Nice!
Cleary stronger (out of errorbars) than Stockfish. With bullettime and a valid Leela-Ratio of 1.0.
After years and years of Stockfish dominating the computerchess, finally a new world's number 1.
pohl4711 wrote: ↑Wed Feb 12, 2020 7:03 am
a valid Leela-Ratio of 1.0.
It's not "valid". It's "arbitrary" at best, and probably very heavily in favor of Leela by any reasonable measure. (e.g. if you follow crem's suggestion, you find it gives way too much hardware power to Leela.)
pohl4711 wrote: ↑Wed Feb 12, 2020 7:03 am
a valid Leela-Ratio of 1.0.
It's not "valid". It's "arbitrary" at best, and probably very heavily in favor of Leela by any reasonable measure. (e.g. if you follow crem's suggestion, you find it gives way too much hardware power to Leela.)
One day, Leela with a standard good graphic card will be stronger than Stockfish on any number of core. So it will be 500$ GPU >>>>> 20K $ CPU. So Leela ratio doesn't really matter anymore.
JJJ wrote: ↑Thu Feb 13, 2020 4:57 am
One day, Leela with a standard good graphic card will be stronger than Stockfish on any number of core. So it will be 500$ GPU >>>>> 20K $ CPU.
Maybe. I don't know. I can't really predict such things.
But this article suggests gamers disagree with you. The author is arguing it's not as bad as they think and it "seems like solid progress to us", which is hardly a ringing endorsement of your prediction.
Something we’ve been hearing a lot this year is that PC gaming is not in great shape, how there’s a lack of development and progress on the hardware front... But are things really that bad?
For example... So at least on the CPU front, things have without question never been better.

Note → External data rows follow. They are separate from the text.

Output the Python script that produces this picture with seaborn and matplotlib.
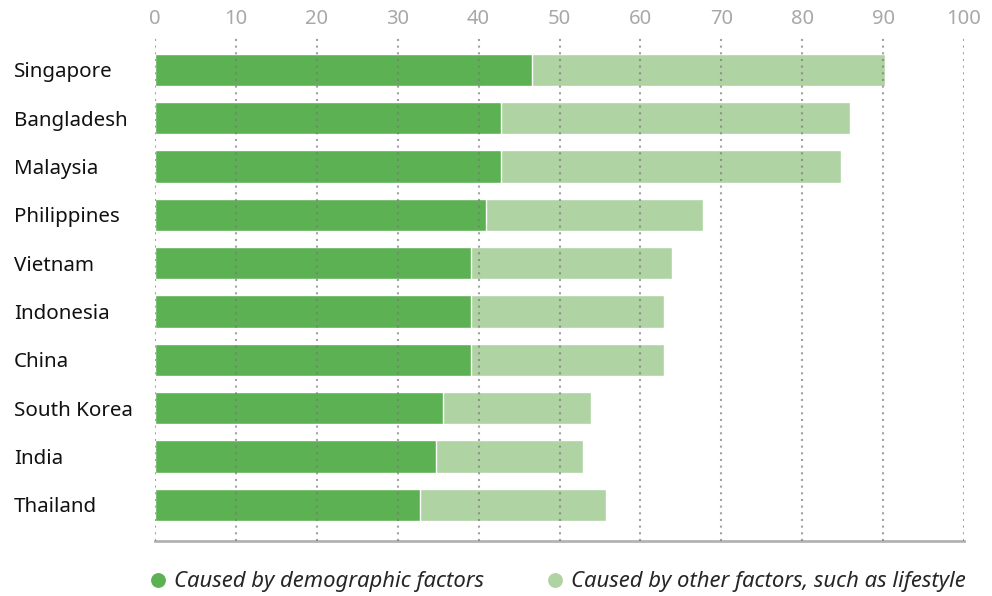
import matplotlib
matplotlib.use("Agg")
import matplotlib.pyplot as plt
from matplotlib.lines import Line2D
import seaborn as sns
import pandas as pd

countries = ["Singapore", "Bangladesh", "Malaysia", "Philippines", "Vietnam",
             "Indonesia", "China", "South Korea", "India", "Thailand"]
demographic = [46.6, 42.8, 42.8, 40.9, 39.1, 39.0, 39.0, 35.6, 34.7, 32.8]
total = [90.2, 85.9, 84.8, 67.7, 63.9, 62.9, 62.9, 53.9, 52.9, 55.7]
xticks = [0, 10, 20, 30, 40, 50, 60, 70, 80, 90, 100]
legend_labels = ["Caused by demographic factors", "Caused by other factors, such as lifestyle"]

dark = "#5cb152"
light = "#b0d3a3"

sns.set_theme(style="white")
plt.rcParams['font.family'] = ['Noto Sans', 'DejaVu Sans']

df = pd.DataFrame({"country": countries, "demographic": demographic, "total": total})

fig = plt.figure(figsize=(9.92, 5.96), dpi=100)
ax = fig.add_axes([155/992, 1-541/596, (964-155)/992, (541-35)/596])

sns.barplot(data=df, y="country", x="total", color=light, saturation=1,
            width=0.67, orient="h", ax=ax, zorder=2)
sns.barplot(data=df, y="country", x="demographic", color=dark, saturation=1,
            width=0.67, orient="h", ax=ax, zorder=3)

ax.set_xlim(0, 100)
ax.set_ylim(9.75, -0.72)
ax.set_xlabel("")
ax.set_ylabel("")
ax.xaxis.tick_top()
ax.set_xticks(xticks)
ax.set_xticklabels([str(t) for t in xticks])
ax.tick_params(axis="x", length=0, pad=4, labelsize=14.5, labelcolor="#a8a8a8")
ax.tick_params(axis="y", length=0, pad=101.5, labelsize=14.8, labelcolor="#111111")
for lbl in ax.get_yticklabels():
    lbl.set_horizontalalignment("left")

ax.grid(False)
for t in xticks:
    ax.axvline(t, color="#7a7a7a", linestyle=(0, (1, 2.2)), linewidth=1.5,
               alpha=0.7, zorder=4)

for s in ["top", "left", "right"]:
    ax.spines[s].set_visible(False)
ax.spines["bottom"].set_color("#b3b3b3")
ax.spines["bottom"].set_linewidth(2)

handles = [Line2D([0], [0], marker="o", color="w", markerfacecolor=dark, markersize=11.7),
           Line2D([0], [0], marker="o", color="w", markerfacecolor=light, markersize=11.7)]
fig.legend(handles, legend_labels, loc="center left", bbox_to_anchor=(146/992, 1-582/596),
           ncol=2, frameon=False, prop={"style": "italic", "size": 15.9},
           handletextpad=0.15, columnspacing=2.7, handlelength=1.1, borderaxespad=0,
           borderpad=0)

fig.savefig("out.png", dpi=100)
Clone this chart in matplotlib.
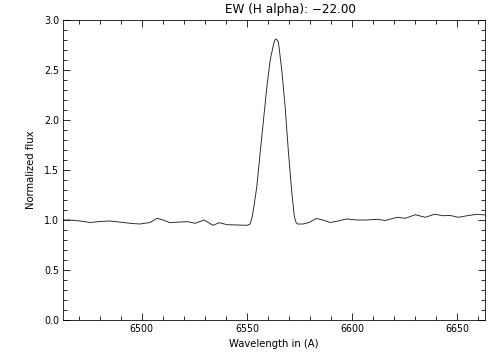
import numpy as np
import matplotlib
matplotlib.use("Agg")
import matplotlib.pyplot as plt
from matplotlib.ticker import MultipleLocator

# spectrum (wavelength in A, normalized flux)
wave = [6462.5, 6465.8, 6470.6, 6475.4, 6480.1, 6484.9, 6491.1, 6495.4, 6499.2,
        6503.9, 6507.3, 6510.1, 6513.5, 6518.2, 6522.0, 6525.4, 6529.6, 6533.9,
        6536.8, 6540.6, 6545.4, 6550.1, 6551.5, 6552.3, 6553.1, 6554.7, 6556.3,
        6557.9, 6559.5, 6561.1, 6562.6, 6563.3, 6563.9, 6565.0, 6566.6, 6568.2,
        6569.8, 6571.4, 6572.6, 6573.4, 6574.1, 6576.8, 6579.6, 6583.0, 6586.3,
        6589.6, 6593.4, 6597.3, 6602.4, 6607.1, 6611.9, 6615.8, 6621.5, 6625.4,
        6630.1, 6634.9, 6639.2, 6643.5, 6646.8, 6650.6, 6655.4, 6659.6, 6663.4]
flux = [1.00, 1.00, 0.99, 0.975, 0.985, 0.99, 0.975, 0.965, 0.96,
        0.975, 1.017, 1.00, 0.973, 0.98, 0.983, 0.967, 1.00, 0.947,
        0.973, 0.953, 0.95, 0.947, 0.96, 1.01, 1.10, 1.33, 1.67,
        2.00, 2.33, 2.60, 2.75, 2.80, 2.81, 2.78, 2.50, 2.13,
        1.67, 1.27, 1.03, 0.975, 0.96, 0.96, 0.975, 1.015, 1.00,
        0.975, 0.99, 1.01, 1.00, 1.00, 1.007, 0.995, 1.027, 1.017,
        1.053, 1.027, 1.057, 1.043, 1.045, 1.027, 1.045, 1.057, 1.05]
ew = -22.00

fig = plt.figure(figsize=(7, 5), dpi=72)
ax = fig.add_axes([63/504, 40/360, 422/504, 300/360])
ax.plot(wave, flux, color="#222222", lw=0.9)

ax.set_xlim(6462.5, 6663.3)
ax.set_ylim(0.0, 3.0)
ax.xaxis.set_major_locator(MultipleLocator(50))
ax.xaxis.set_minor_locator(MultipleLocator(10))
ax.yaxis.set_major_locator(MultipleLocator(0.5))
ax.yaxis.set_minor_locator(MultipleLocator(0.1))
ax.yaxis.set_major_formatter(matplotlib.ticker.FormatStrFormatter("%.1f"))
ax.tick_params(which="both", direction="in", top=True, right=True,
               labelsize=9.5, color="black", width=0.8)
ax.tick_params(which="major", length=7, pad=4)
ax.tick_params(which="minor", length=4)
for s in ax.spines.values():
    s.set_linewidth(0.8)

ax.set_xlabel("Wavelength in (A)", fontsize=10, labelpad=5)
ax.set_ylabel("Normalized flux", fontsize=10, labelpad=8)
title = "EW (H alpha): %.2f" % ew
ax.text(0.54, 1.012, title.replace("-", "\u2212"), transform=ax.transAxes,
        ha="center", va="bottom", fontsize=12)

fig.savefig("out.png", dpi=72)
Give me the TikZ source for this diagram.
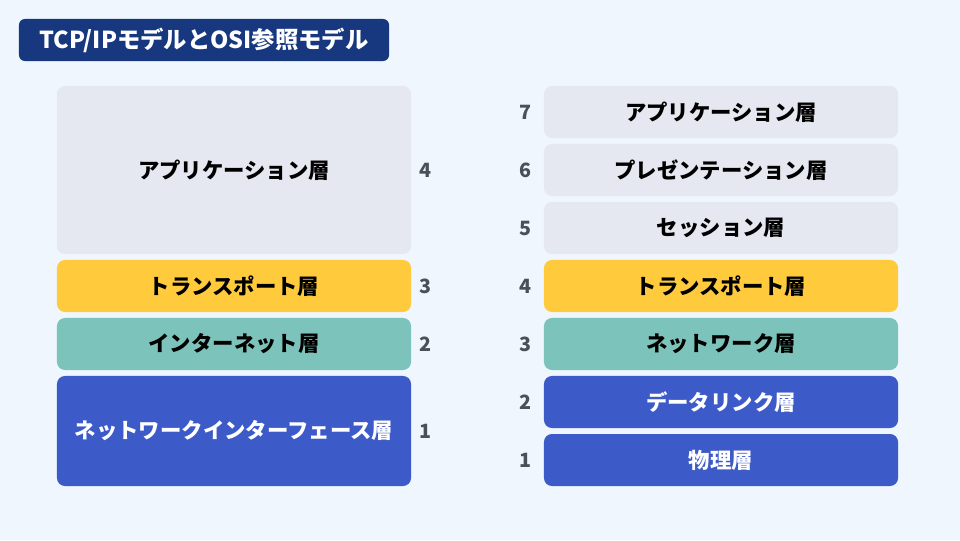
\documentclass[tikz,border=0pt]{standalone}
\usepackage{fontspec}
\setmainfont{Noto Sans CJK JP}
\usetikzlibrary{backgrounds}
\definecolor{page bg}{RGB}{239, 246, 253}
\definecolor{title blue}{RGB}{23, 56, 126}
\definecolor{light gray}{RGB}{229, 232, 240}
\definecolor{yellow}{RGB}{255, 203, 61}
\definecolor{teal}{RGB}{124, 196, 187}
\definecolor{blue}{RGB}{61, 91, 200}
\definecolor{number gray}{RGB}{75, 80, 88}

\begin{document}
\begin{tikzpicture}[
        x=0.025cm, y=-0.025cm,
        background rectangle/.style={fill=page bg},
        show background rectangle,
        inner frame sep=0pt,
        layer/.style={
            rounded corners=0.2cm,
            minimum width=8.85cm,
            minimum height=1.3cm,
            inner sep=0pt,
            font=\bfseries\fontsize{15.2}{18}\selectfont
        },
        number/.style={
            text=number gray,
            font=\bfseries\fontsize{14}{17}\selectfont
        }
    ]
    \useasboundingbox (0,0) rectangle (960,540);

    % title
    \node[fill=title blue, rounded corners=0.15cm, minimum width=9.25cm,
        minimum height=1.05cm, inner sep=0pt, text=white,
        font=\bfseries\fontsize{16.6}{19}\selectfont] (title) at (204,40)
        {TCP/IPモデルとOSI参照モデル};

    % TCP/IP model
    \node[layer, fill=light gray, minimum height=4.2cm] (tcp app) at (234,170) {アプリケーション層};
    \node[layer, fill=yellow] (tcp transport) at (234,286) {トランスポート層};
    \node[layer, fill=teal] (tcp internet) at (234,344) {インターネット層};
    \node[layer, fill=blue, text=white, minimum height=2.75cm] (tcp link) at (234,431) {ネットワークインターフェース層};

    \node[number] (tcp 4) at (425,170) {4};
    \node[number] (tcp 3) at (425,286) {3};
    \node[number] (tcp 2) at (425,344) {2};
    \node[number] (tcp 1) at (425,431) {1};

    % OSI model
    \node[layer, fill=light gray] (osi 7) at (721,112) {アプリケーション層};
    \node[layer, fill=light gray] (osi 6) at (721,170) {プレゼンテーション層};
    \node[layer, fill=light gray] (osi 5) at (721,228) {セッション層};
    \node[layer, fill=yellow] (osi 4) at (721,286) {トランスポート層};
    \node[layer, fill=teal] (osi 3) at (721,344) {ネットワーク層};
    \node[layer, fill=blue, text=white] (osi 2) at (721,402) {データリンク層};
    \node[layer, fill=blue, text=white] (osi 1) at (721,460) {物理層};

    \foreach \n/\y in {7/112, 6/170, 5/228, 4/286, 3/344, 2/402, 1/460}
        \node[number] (osi num \n) at (525,\y) {\n};
\end{tikzpicture}
\end{document}
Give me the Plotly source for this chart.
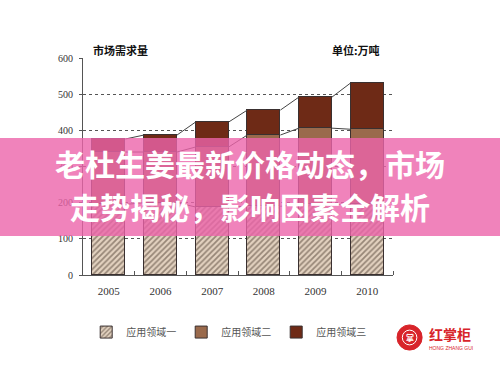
import plotly.graph_objects as go

years = ["2005", "2006", "2007", "2008", "2009", "2010"]
series_names = ["应用领域一", "应用领域二", "应用领域三"]
s1 = [195, 200, 188, 190, 195, 195]
s2 = [145, 140, 166, 197, 211, 208]
s3 = [36, 47, 69, 69, 86, 128]
y_ticks = [0, 100, 200, 300, 400, 500, 600]

xs = list(range(len(years)))
bw = 0.64

fig = go.Figure()
fig.add_trace(go.Bar(
    x=xs, y=s1, width=bw, name=series_names[0],
    marker=dict(color="#e3d2c0", line=dict(color="#3a3030", width=1),
                pattern=dict(shape="/", fgcolor="#4a3a2e", bgcolor="#e3d2c0", size=4, solidity=0.45)),
))
fig.add_trace(go.Bar(
    x=xs, y=s2, width=bw, name=series_names[1],
    marker=dict(color="#9a6a4c", line=dict(color="#3a3030", width=1)),
))
fig.add_trace(go.Bar(
    x=xs, y=s3, width=bw, name=series_names[2],
    marker=dict(color="#6e2a16", line=dict(color="#3a3030", width=1)),
))

# connector lines between stacked levels
levels = []
cum = [0] * len(years)
for s in (s1, s2, s3):
    cum = [c + v for c, v in zip(cum, s)]
    levels.append(list(cum))
for lv in levels:
    cx, cy = [], []
    for i in range(len(years) - 1):
        cx += [xs[i] + bw / 2, xs[i + 1] - bw / 2, None]
        cy += [lv[i], lv[i + 1], None]
    fig.add_trace(go.Scatter(x=cx, y=cy, mode="lines", line=dict(color="#444444", width=1),
                             showlegend=False, hoverinfo="skip"))

fig.update_layout(
    width=500, height=375,
    margin=dict(l=83, r=107, t=58, b=100),
    paper_bgcolor="white", plot_bgcolor="white",
    barmode="stack", bargap=0,
    showlegend=True,
    legend=dict(orientation="h", x=0.47, xanchor="center", y=-0.263, yanchor="middle",
                font=dict(family="Noto Sans CJK SC", size=10, color="#555555"),
                itemwidth=30, traceorder="normal"),
    xaxis=dict(range=[-0.5, 5.5], tickvals=xs, ticktext=years, ticks="",
               showline=True, linecolor="#555555", linewidth=1, showgrid=False, zeroline=False,
               ticklabelstandoff=6,
               tickfont=dict(family="Liberation Serif", size=11, color="#333333"),
               minor=dict(tickvals=[0.5, 1.5, 2.5, 3.5, 4.5, 5.5], ticks="inside", ticklen=4,
                          tickcolor="#555555", showgrid=False)),
    yaxis=dict(range=[0, 600], tickvals=y_ticks, ticks="outside", ticklen=3, tickcolor="#555555",
               showline=True, linecolor="#555555", linewidth=1, ticklabelstandoff=4,
               showgrid=True, gridcolor="#555555", griddash="dot", gridwidth=1, zeroline=False,
               tickfont=dict(family="Liberation Serif", size=10, color="#333333")),
)

# titles
fig.add_annotation(text="<b>市场需求量</b>", xref="paper", yref="paper", x=0.025, y=1.037,
                   xanchor="left", yanchor="middle", showarrow=False,
                   font=dict(family="Noto Sans CJK SC", size=11, color="#111111"))
fig.add_annotation(text="<b>单位:万吨</b>", xref="paper", yref="paper", x=0.965, y=1.037,
                   xanchor="right", yanchor="middle", showarrow=False,
                   font=dict(family="Noto Sans CJK SC", size=11, color="#111111"))

# pink banner
fig.add_shape(type="rect", xref="paper", yref="paper", x0=-0.3, x1=1.4, y0=0.180, y1=0.631,
              fillcolor="rgba(236,100,170,0.8)", line=dict(width=0), layer="above")
fig.add_annotation(text="<b>老杜生姜最新价格动态，市场</b>", xref="paper", yref="paper",
                   x=0.538, y=0.516, xanchor="center", yanchor="middle", showarrow=False,
                   font=dict(family="Noto Sans CJK SC", size=30, color="white"))
fig.add_annotation(text="<b>走势揭秘，影响因素全解析</b>", xref="paper", yref="paper",
                   x=0.538, y=0.317, xanchor="center", yanchor="middle", showarrow=False,
                   font=dict(family="Noto Sans CJK SC", size=30, color="white"))

# logo
fig.add_shape(type="circle", xref="paper", yref="paper", x0=1.013, x1=1.094, y0=-0.346, y1=-0.230,
              fillcolor="#d8242a", line=dict(color="#d8242a", width=1))
fig.add_shape(type="circle", xref="paper", yref="paper", x0=1.03, x1=1.077, y0=-0.322, y1=-0.254,
              fillcolor="rgba(0,0,0,0)", line=dict(color="white", width=1))
fig.add_annotation(text="<b>掌</b>", xref="paper", yref="paper", x=1.0535, y=-0.288,
                   xanchor="center", yanchor="middle", showarrow=False,
                   font=dict(family="Noto Sans CJK SC", size=8, color="white"))
fig.add_annotation(text="<b>红掌柜</b>", xref="paper", yref="paper", x=1.11, y=-0.27,
                   xanchor="left", yanchor="middle", showarrow=False,
                   font=dict(family="Noto Sans CJK SC", size=14, color="#d8242a"))
fig.add_annotation(text="HONG ZHANG GUI", xref="paper", yref="paper", x=1.11, y=-0.336,
                   xanchor="left", yanchor="middle", showarrow=False,
                   font=dict(family="Liberation Sans", size=5, color="#d8242a"))

fig.write_html("out.html", config={"displayModeBar": False},
               post_script="document.body.style.margin='0';")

Memory and storage pricing is also amazing right now, but what about graphics cards? It’s GPUs that we suspect most gamers are focusing on when complaining about the current state of the PC gaming industry.
We've come to terms with the fact that we’re not going to get 20 to 30% performance gains year on year anymore. Some have come to expect those kind of gains no matter what, but we must wonder where they were during the five years of 28nm GPUs? Let's also consider Nvidia lacked real competition for a few years and naturally that didn't help with pricing or performance.
The performance uplift offered by the GeForce RTX 2060 Super over the ~3.5 year old GTX 1070 isn’t overly impressive, but a 35% performance boost isn’t insignificant either. The Radeon 5700 XT boost is more noteworthy, 48% faster on average when compared to the GTX 1070. That’s a very reasonable performance gain after 3 years.
jp wrote: ↑Thu Feb 13, 2020 9:01 amThe performance uplift offered by the GeForce RTX 2060 Super over the ~3.5 year old GTX 1070 isn’t overly impressive, but a 35% performance boost isn’t insignificant either.
I find it hilarious your example of a small performance uplift is the one that is like 200-300% for lc0 and other AI applications
And you are absolutely right that traditional rasterization approaches is reaching a dead end in games, with diminishing returns. That's why there is a sudden focus on new approaches like ray tracing and AI enhancements like smarter upscaling.
jp wrote: ↑Thu Feb 13, 2020 9:01 amThe performance uplift offered by the GeForce RTX 2060 Super over the ~3.5 year old GTX 1070 isn’t overly impressive, but a 35% performance boost isn’t insignificant either.
I find it hilarious your example of a small performance uplift is the one that is like 200-300% for lc0 and other AI applications
Note that is not my example. I am not the author of that article. As I said in my post, I can't predict such things (not that he is forecasting in his article).